In its quest to lure talented professors and researchers – and their families – from around the world, AU has been collaborating with an international kindergarten and primary school.
Aarhus University is so intent on developing a global presence that it is opening an international kindergarten.
OK, that’s not entirely true – Aarhus University is not actually building a kindergarten. But AU’s ambition to increase its international standing involves, among other things, making sure international professors and researchers are taken care of.
And sometimes, that includes making sure their kids have a place to go to school.
That’s where the Aarhus International School comes in. Aarhus International School has nothing to do with AU, per se. AU offers no funding, and it’s not as though students can receive ECTS credits there.
Still, there is a relationship between AU and the Aarhus International School. Bodil Due, former Dean of the Faculty of Humanities, holds a position on the board of the Aarhus International School. And maybe more to the point, AU is part of the reason that there is a market for the school in the first place.
“We did a survey among the PhD students and other international employees at the university”, says Louise Poulsen, a spokesperson for the Aarhus International School. “We have asked a lot of questions and we’ve realised that there is demand for this.”
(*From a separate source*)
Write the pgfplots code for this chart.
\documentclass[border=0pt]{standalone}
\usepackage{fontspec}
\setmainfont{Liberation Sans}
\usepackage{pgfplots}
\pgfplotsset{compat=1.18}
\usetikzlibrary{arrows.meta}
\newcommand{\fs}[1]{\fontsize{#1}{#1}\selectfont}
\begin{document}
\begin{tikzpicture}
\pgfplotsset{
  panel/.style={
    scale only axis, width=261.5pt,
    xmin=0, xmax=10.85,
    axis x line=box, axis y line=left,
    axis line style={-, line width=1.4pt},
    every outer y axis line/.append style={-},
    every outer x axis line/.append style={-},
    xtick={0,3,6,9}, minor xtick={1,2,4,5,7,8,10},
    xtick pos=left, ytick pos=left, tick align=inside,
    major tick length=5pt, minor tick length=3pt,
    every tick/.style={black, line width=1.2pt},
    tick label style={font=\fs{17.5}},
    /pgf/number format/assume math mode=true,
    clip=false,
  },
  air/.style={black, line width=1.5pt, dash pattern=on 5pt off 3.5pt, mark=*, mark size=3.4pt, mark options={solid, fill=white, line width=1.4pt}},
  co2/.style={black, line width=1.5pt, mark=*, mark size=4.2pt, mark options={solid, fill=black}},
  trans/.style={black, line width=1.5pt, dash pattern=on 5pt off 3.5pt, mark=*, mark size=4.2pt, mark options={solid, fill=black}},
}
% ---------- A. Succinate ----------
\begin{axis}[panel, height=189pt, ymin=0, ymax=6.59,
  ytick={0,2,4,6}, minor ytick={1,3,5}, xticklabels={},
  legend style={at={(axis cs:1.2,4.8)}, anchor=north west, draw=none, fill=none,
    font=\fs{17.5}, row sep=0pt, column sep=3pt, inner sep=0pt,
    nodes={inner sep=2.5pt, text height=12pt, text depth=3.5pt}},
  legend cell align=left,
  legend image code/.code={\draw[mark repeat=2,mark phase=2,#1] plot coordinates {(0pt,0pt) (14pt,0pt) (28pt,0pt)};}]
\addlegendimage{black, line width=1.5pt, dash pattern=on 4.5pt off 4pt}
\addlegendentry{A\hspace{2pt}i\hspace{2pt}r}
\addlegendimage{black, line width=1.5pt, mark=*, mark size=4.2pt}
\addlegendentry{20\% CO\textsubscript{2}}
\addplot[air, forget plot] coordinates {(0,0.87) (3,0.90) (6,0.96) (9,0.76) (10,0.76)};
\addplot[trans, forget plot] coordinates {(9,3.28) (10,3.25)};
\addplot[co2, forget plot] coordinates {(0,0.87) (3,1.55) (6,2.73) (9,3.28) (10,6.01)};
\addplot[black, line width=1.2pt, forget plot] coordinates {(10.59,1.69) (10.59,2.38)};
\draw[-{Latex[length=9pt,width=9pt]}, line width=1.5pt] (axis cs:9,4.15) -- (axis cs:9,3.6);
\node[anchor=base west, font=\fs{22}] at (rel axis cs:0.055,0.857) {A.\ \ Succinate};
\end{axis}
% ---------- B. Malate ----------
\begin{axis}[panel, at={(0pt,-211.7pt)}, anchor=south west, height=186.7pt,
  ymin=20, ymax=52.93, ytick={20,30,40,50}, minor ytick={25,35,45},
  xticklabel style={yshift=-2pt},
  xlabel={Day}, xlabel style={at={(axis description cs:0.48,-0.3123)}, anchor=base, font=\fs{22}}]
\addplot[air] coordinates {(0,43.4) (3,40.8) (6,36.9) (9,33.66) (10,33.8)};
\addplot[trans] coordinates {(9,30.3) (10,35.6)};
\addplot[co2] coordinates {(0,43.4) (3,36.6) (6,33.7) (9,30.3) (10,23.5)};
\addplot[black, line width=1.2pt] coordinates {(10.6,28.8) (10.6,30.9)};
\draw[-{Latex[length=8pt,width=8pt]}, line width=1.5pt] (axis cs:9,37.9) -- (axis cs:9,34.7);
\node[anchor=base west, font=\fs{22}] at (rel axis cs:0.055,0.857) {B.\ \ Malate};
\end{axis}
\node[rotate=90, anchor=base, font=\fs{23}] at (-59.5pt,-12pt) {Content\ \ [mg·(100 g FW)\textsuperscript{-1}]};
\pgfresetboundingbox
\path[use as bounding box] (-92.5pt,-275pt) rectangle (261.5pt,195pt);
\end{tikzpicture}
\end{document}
She adds, “AU has a good international strategy so of course it will have more international employees, and we wanted to meet those demands”.
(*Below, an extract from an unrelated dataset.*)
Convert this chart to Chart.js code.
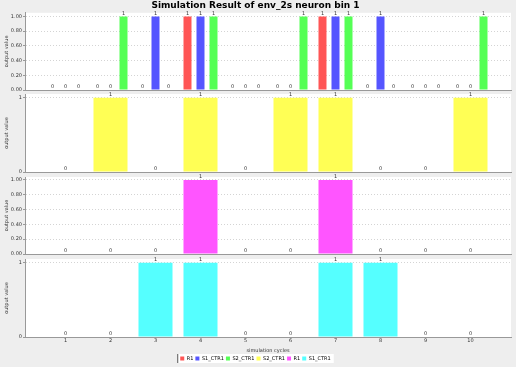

The demand goes both ways – the children of those employed at AU will help fill the classrooms of the International School, and the International School will fill the void left by the lack of similar schools in Aarhus.
Currently, there are two schools in Aarhus that meet the qualifications for International Baccalaureate, or IB, an educational foun-dation that has affiliates around the world. All IB schools follow similar curricula, so children at an IB school in, say, Denmark, can continue their education at any IB school in the world.
However, one of Aarhus’ IB schools is a high school, or “gymnasium”, and the other is a primary school – with no kindergarten.
The Aarhus International School hopes to alleviate the city’s IB deficiencies. It will offer kindergarten classes starting in November, and primary school classes starting next autumn.
What happens in primary school may seem superfluous to the success of a university. But according to Michael Winther, a consultant in the International Centre who deals with the recruitment of foreign teachers and researchers, this has been a recurring issue for AU.
“We’ve experienced people saying, ‘We like the university, we like the atmosphere, but we think it’s a problem that our child will get an education that does not translate to a school outside Denmark”, Winther says. “This is something that has come up when we try to convince people to come to Aarhus. This is one of the questions that’s on top of their mind.”
No longer will it be a concern
“It’s obvious that the university has a great interest in the existence of an international kindergarten and international school”, Due says. “It will help us get more and more international staff. That’s why the university wants to help create this school.”